Psychologist Explains Why Cheating is Absolutely Normal For People
The overall perception of infidelity in a marriage is disapproval. As humans, we vow to spend our life with one single partner without straying towards other men or women. The New York Times reports that 91% of Americans find it morally wrong to cheat on a spouse. While sleeping around when in a committed relationship is frowned upon, a new book entitled “Out of Eden” by Professor David P. Barash suggests that our natural and biological state may be more prone to being polygamous. When interviewed, Professor Barsash explained his findings.
Polygamy is reflected in both the male and female human biology. In fact, The Medical Daily reports that humans are part of only 3% of monogamous mammals. There are several factors that show this. Firstly, similar to other group-forming species, men are larger than women and more prone to violence. This is a classic trait found in male species who need to fight for the attention of many women. Men also tend to delay their love activity until they are large and strong in order to impress the female.

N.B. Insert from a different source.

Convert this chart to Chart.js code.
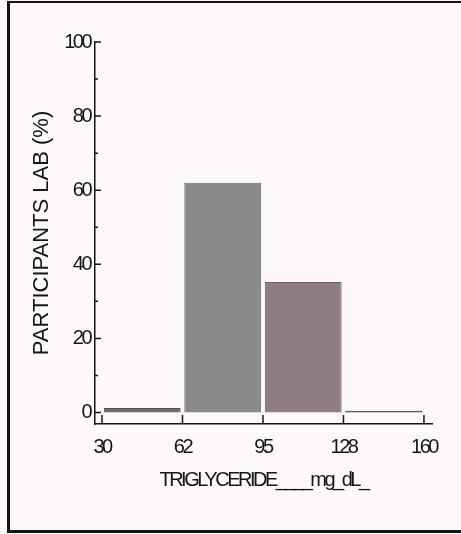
<!DOCTYPE html>
<html>
<head>
<meta charset="utf-8">
<script src="https://cdn.jsdelivr.net/npm/chart.js@4.4.1/dist/chart.umd.min.js"></script>
<style>
html, body { margin:0; padding:0; background:#fdf8fa; }
#wrap { position:relative; width:461px; height:534px; }
#frame { position:absolute; left:7px; top:1px; width:460px; height:532px; box-sizing:border-box;
         border-left:3px solid #151515; border-top:2px solid #151515; border-bottom:3px solid #151515; pointer-events:none; }
</style>
</head>
<body>
<div id="wrap">
  <canvas id="myChart" width="461" height="534"></canvas>
  <div id="frame"></div>
</div>
<script>
// bin edges (mg/dL) and % of participating labs per bin
var binEdges = ['30', '62', '95', '128', '160'];
var binValues = [1.2, 62, 35.2, 0.5];
var binColors = ['#766770', '#8b8a8a', '#8e7d85', '#3c3a3b'];
var binBorders = ['#5a4c54', '#6e6d6d', '#6f5f67', '#2a2a2a'];
var yTicks = [0, 20, 40, 60, 80, 100];
var yMinorTicks = [10, 30, 50, 70, 90];

var sans = "'Liberation Sans', Arial, sans-serif";
var ink = '#151515';

// bars centred between the edges
var barData = [];
for (var i = 0; i < binValues.length; i++) {
	barData.push({ x: i + 0.5, y: binValues[i] });
}

// narrow lettering for ticks / x title (the scan uses a condensed face)
// the y title lives on its own axis drawn after the datasets, at normal spacing
var letterPlugin = {
	id: 'letters',
	beforeDraw: function(chart) { chart.ctx.letterSpacing = '-2.5px'; },
	afterDatasetsDraw: function(chart) {
		var ctx = chart.ctx;
		var xs = chart.scales.x, ys = chart.scales.y;
		var ax = xs.left, ay = ys.bottom;
		// ticks on the inner side of the axes
		ctx.save();
		ctx.strokeStyle = ink;
		ctx.lineWidth = 1.5;
		ctx.beginPath();
		yTicks.forEach(function(v) {
			var p = ys.getPixelForValue(v);
			ctx.moveTo(ax, p); ctx.lineTo(ax + 6, p);
		});
		yMinorTicks.forEach(function(v) {
			var p = ys.getPixelForValue(v);
			ctx.moveTo(ax, p); ctx.lineTo(ax + 3, p);
		});
		binEdges.forEach(function(e, k) {
			var p = xs.getPixelForValue(k);
			ctx.moveTo(p, ay); ctx.lineTo(p, ay - 9);
		});
		ctx.stroke();
		ctx.restore();
		ctx.letterSpacing = '0px';
	},
	afterDraw: function(chart) { chart.ctx.letterSpacing = '0px'; }
};

var ctx = document.getElementById('myChart').getContext('2d');
var myChart = new Chart(ctx, {
	type: 'bar',
	data: {
		datasets: [{
			data: barData,
			base: 0,
			backgroundColor: binColors,
			borderColor: binBorders,
			borderWidth: 1,
			barPercentage: 0.955,
			categoryPercentage: 1
		}]
	},
	options: {
		responsive: false,
		animation: false,
		layout: { padding: { top: 42, right: 29, left: 0, bottom: 0 } },
		plugins: { legend: { display: false }, tooltip: { enabled: false } },
		scales: {
			x: {
				type: 'linear',
				offset: false,
				min: -0.087,
				max: 4.1,
				afterBuildTicks: function(s) {
					s.ticks = binEdges.map(function(e, k) { return { value: k }; });
				},
				afterFit: function(s) { s.height = 110; },
				grid: { display: false, drawTicks: false },
				border: { color: ink, width: 1.5 },
				ticks: {
					padding: 11,
					color: ink,
					font: { family: sans, size: 20 },
					autoSkip: false,
					maxRotation: 0,
					callback: function(v) { return binEdges[v]; }
				},
				title: {
					display: true,
					text: 'TRIGLYCERIDE____mg_dL_',
					color: ink,
					font: { family: sans, size: 20 },
					padding: { top: 0, bottom: 42 }
				}
			},
			y: {
				min: -3.1,
				max: 100,
				afterBuildTicks: function(s) {
					s.ticks = yTicks.map(function(v) { return { value: v }; });
				},
				afterFit: function(s) { s.width = 35; },
				grid: { display: false, drawTicks: false },
				border: { color: ink, width: 1.5 },
				ticks: {
					padding: 5,
					color: ink,
					font: { family: sans, size: 20 }
				}
			},
			yTitle: {
				position: 'left',
				weight: 1,
				afterFit: function(s) { s.width = 60; },
				grid: { display: false, drawTicks: false, z: 1 },
				border: { display: false, z: 1 },
				ticks: { display: false, z: 1 },
				title: {
					display: true,
					text: 'PARTICIPANTS LAB (%)',
					color: ink,
					font: { family: sans, size: 22 },
					padding: { top: 29, bottom: 0 }
				}
			}
		}
	},
	plugins: [letterPlugin]
});
</script>
</body>
</html>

Polygyny adds competition to the male gender, due to their individual needs to have females to themselves. As one man takes several females, the male to female ratio gets distorted, thus leaving fewer females for other males. This makes monogamy a great democratizing practice. While some men may think they would excel in a world where they could have multiple female partners, the opposite is true. If only a few men have harems, polygyny would cause many men to be excluded. This would result in $e*ually frustrated men. In other species, however, this encourages strength among the males to be the best.
For women, however, polyandry is subtle, but evidence shows that unlike chimps, humans hide their ovulation. This concealed ovulation allowed our female ancestors to have multiple love partners while they were ovulating, rather than being guarded by one partner during fertile days.
Essentially, monogamy is not a natural biological phenomenon, even though there are many good reasons to practice it. Monogamy gives men confidence about their paternity. This is especially useful because men would not otherwise know if they fathered a child. This is also useful for our species because human infants are not autonomous and need the care of both parents.
One possibility, according to Professor Barsash, is that monogamy naturally developed among the male species to create social peace. Powerful men would give weaker men the chance to have a life partner to lessen the competition in the world.